Retype only what runs from the beginning of the data through the line with "const upIcon = arrowIcon(true), downIcon"; please omit the pictures and keep every line exact.

→ Data block:
________

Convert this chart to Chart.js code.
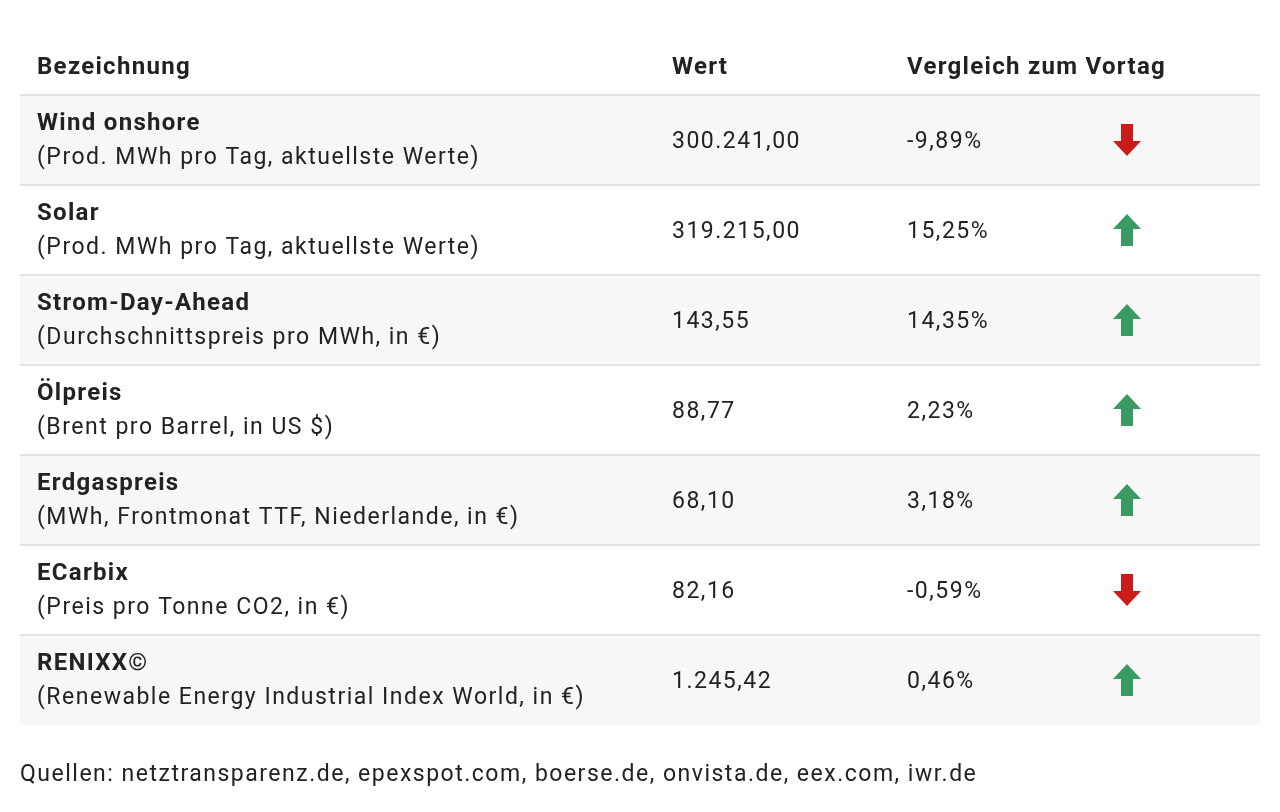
<!DOCTYPE html>
<html>
<head>
<meta charset="utf-8">
<script src="https://cdn.jsdelivr.net/npm/chart.js@4"></script>
<style>
  body { margin: 0; background: #fff; }
  canvas { display: block; }
</style>
</head>
<body>
<canvas id="table" width="1280" height="812"></canvas>
<script>
const headers = ['Bezeichnung', 'Wert', 'Vergleich zum Vortag'];
const names = ['Wind onshore', 'Solar', 'Strom-Day-Ahead', 'Ölpreis', 'Erdgaspreis', 'ECarbix', 'RENIXX©'];
const subtitles = [
  '(Prod. MWh pro Tag, aktuellste Werte)',
  '(Prod. MWh pro Tag, aktuellste Werte)',
  '(Durchschnittspreis pro MWh, in €)',
  '(Brent pro Barrel, in US $)',
  '(MWh, Frontmonat TTF, Niederlande, in €)',
  '(Preis pro Tonne CO2, in €)',
  '(Renewable Energy Industrial Index World, in €)'
];
const values = ['300.241,00', '319.215,00', '143,55', '88,77', '68,10', '82,16', '1.245,42'];
const changes = [-9.89, 15.25, 14.35, 2.23, 3.18, -0.59, 0.46];
const source = 'Quellen: netztransparenz.de, epexspot.com, boerse.de, onvista.de, eex.com, iwr.de';

const FONT = 'Roboto, "Liberation Sans", sans-serif';
const UP = '#3a9a63', DOWN = '#cc1b1b';

function arrowIcon(up) {
  const c = document.createElement('canvas');
  c.width = 30; c.height = 34;
  const g = c.getContext('2d');
  g.fillStyle = up ? UP : DOWN;
  g.beginPath();
  if (up) {
    g.moveTo(15, 1); g.lineTo(29, 16); g.lineTo(21, 16); g.lineTo(21, 33);
    g.lineTo(9, 33); g.lineTo(9, 16); g.lineTo(1, 16);
  } else {
    g.moveTo(15, 33); g.lineTo(29, 18); g.lineTo(21, 18); g.lineTo(21, 1);
    g.lineTo(9, 1); g.lineTo(9, 18); g.lineTo(1, 18);
  }
  g.closePath(); g.fill();
  return c;
}
const upIcon = arrowIcon(true), downIcon = arrowIcon(false);

function fmtPct(v) {
  return v.toFixed(2).replace('.', ',') + '%';
}

const tablePlugin = {
  id: 'tablePlugin',
  beforeDatasetsDraw(chart) {
    const ctx = chart.ctx;
    const area = chart.chartArea;
    const y = chart.scales.y;
    const band = (area.bottom - area.top) / names.length;
    const colName = area.left + 17, colVal = 672, colChg = 907;
    const bold = () => { ctx.font = 'bold 24px ' + FONT; ctx.letterSpacing = '1.3px'; };
    const regular = () => { ctx.font = '23px ' + FONT; ctx.letterSpacing = '1.5px'; };
    ctx.save();
    // header
    ctx.fillStyle = '#222';
    ctx.textBaseline = 'middle';
    bold();
    const hy = area.top - 27;
    ctx.fillText(headers[0], colName, hy);
    ctx.fillText(headers[1], colVal, hy);
    ctx.fillText(headers[2], colChg, hy);
    names.forEach((n, i) => {
      const cy = y.getPixelForValue(i);
      const top = cy - band / 2;
      ctx.fillStyle = i % 2 === 0 ? '#f7f7f7' : '#ffffff';
      ctx.fillRect(area.left, top, area.right - area.left, band);
      ctx.strokeStyle = '#e3e3e3';
      ctx.lineWidth = 2;
      ctx.beginPath();
      ctx.moveTo(area.left, top); ctx.lineTo(area.right, top);
      ctx.stroke();
      ctx.fillStyle = '#222';
      bold();
      ctx.fillText(n, colName, cy - 16);
      regular();
      ctx.fillText(subtitles[i], colName, cy + 18);
      ctx.fillText(values[i], colVal, cy + 2);
      ctx.fillText(fmtPct(changes[i]), colChg, cy + 2);
    });
    regular();
    ctx.fillStyle = '#222';
    ctx.fillText(source, 20, area.bottom + 50);
    ctx.restore();
  }
};

new Chart(document.getElementById('table'), {
  type: 'scatter',
  data: {
    datasets: [{
      data: changes.map((c, i) => ({ x: 0.8927, y: i })),
      pointStyle: changes.map(c => c < 0 ? downIcon : upIcon),
      pointRadius: 15
    }]
  },
  options: {
    responsive: false,
    animation: false,
    devicePixelRatio: 1,
    layout: { padding: { top: 95, bottom: 87, left: 20, right: 20 } },
    scales: {
      x: { type: 'linear', min: 0, max: 1, display: false },
      y: { type: 'linear', min: -0.5, max: names.length - 0.5, reverse: true, display: false }
    },
    plugins: { legend: { display: false }, tooltip: { enabled: false } }
  },
  plugins: [tablePlugin]
});
</script>
</body>
</html>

________

→ Worked answer:
Convert this chart to Chart.js code.
<!DOCTYPE html>
<html>
<head>
<meta charset="utf-8">
<script src="https://cdn.jsdelivr.net/npm/chart.js@4"></script>
<style>
  body { margin: 0; background: #fff; }
  canvas { display: block; }
</style>
</head>
<body>
<canvas id="table" width="1280" height="812"></canvas>
<script>
const headers = ['Bezeichnung', 'Wert', 'Vergleich zum Vortag'];
const names = ['Wind onshore', 'Solar', 'Strom-Day-Ahead', 'Ölpreis', 'Erdgaspreis', 'ECarbix', 'RENIXX©'];
const subtitles = [
  '(Prod. MWh pro Tag, aktuellste Werte)',
  '(Prod. MWh pro Tag, aktuellste Werte)',
  '(Durchschnittspreis pro MWh, in €)',
  '(Brent pro Barrel, in US $)',
  '(MWh, Frontmonat TTF, Niederlande, in €)',
  '(Preis pro Tonne CO2, in €)',
  '(Renewable Energy Industrial Index World, in €)'
];
const values = ['300.241,00', '319.215,00', '143,55', '88,77', '68,10', '82,16', '1.245,42'];
const changes = [-9.89, 15.25, 14.35, 2.23, 3.18, -0.59, 0.46];
const source = 'Quellen: netztransparenz.de, epexspot.com, boerse.de, onvista.de, eex.com, iwr.de';

const FONT = 'Roboto, "Liberation Sans", sans-serif';
const UP = '#3a9a63', DOWN = '#cc1b1b';

function arrowIcon(up) {
  const c = document.createElement('canvas');
  c.width = 30; c.height = 34;
  const g = c.getContext('2d');
  g.fillStyle = up ? UP : DOWN;
  g.beginPath();
  if (up) {
    g.moveTo(15, 1); g.lineTo(29, 16); g.lineTo(21, 16); g.lineTo(21, 33);
    g.lineTo(9, 33); g.lineTo(9, 16); g.lineTo(1, 16);
  } else {
    g.moveTo(15, 33); g.lineTo(29, 18); g.lineTo(21, 18); g.lineTo(21, 1);
    g.lineTo(9, 1); g.lineTo(9, 18); g.lineTo(1, 18);
  }
  g.closePath(); g.fill();
  return c;
}
const upIcon = arrowIcon(true), downIcon = arrowIcon(false);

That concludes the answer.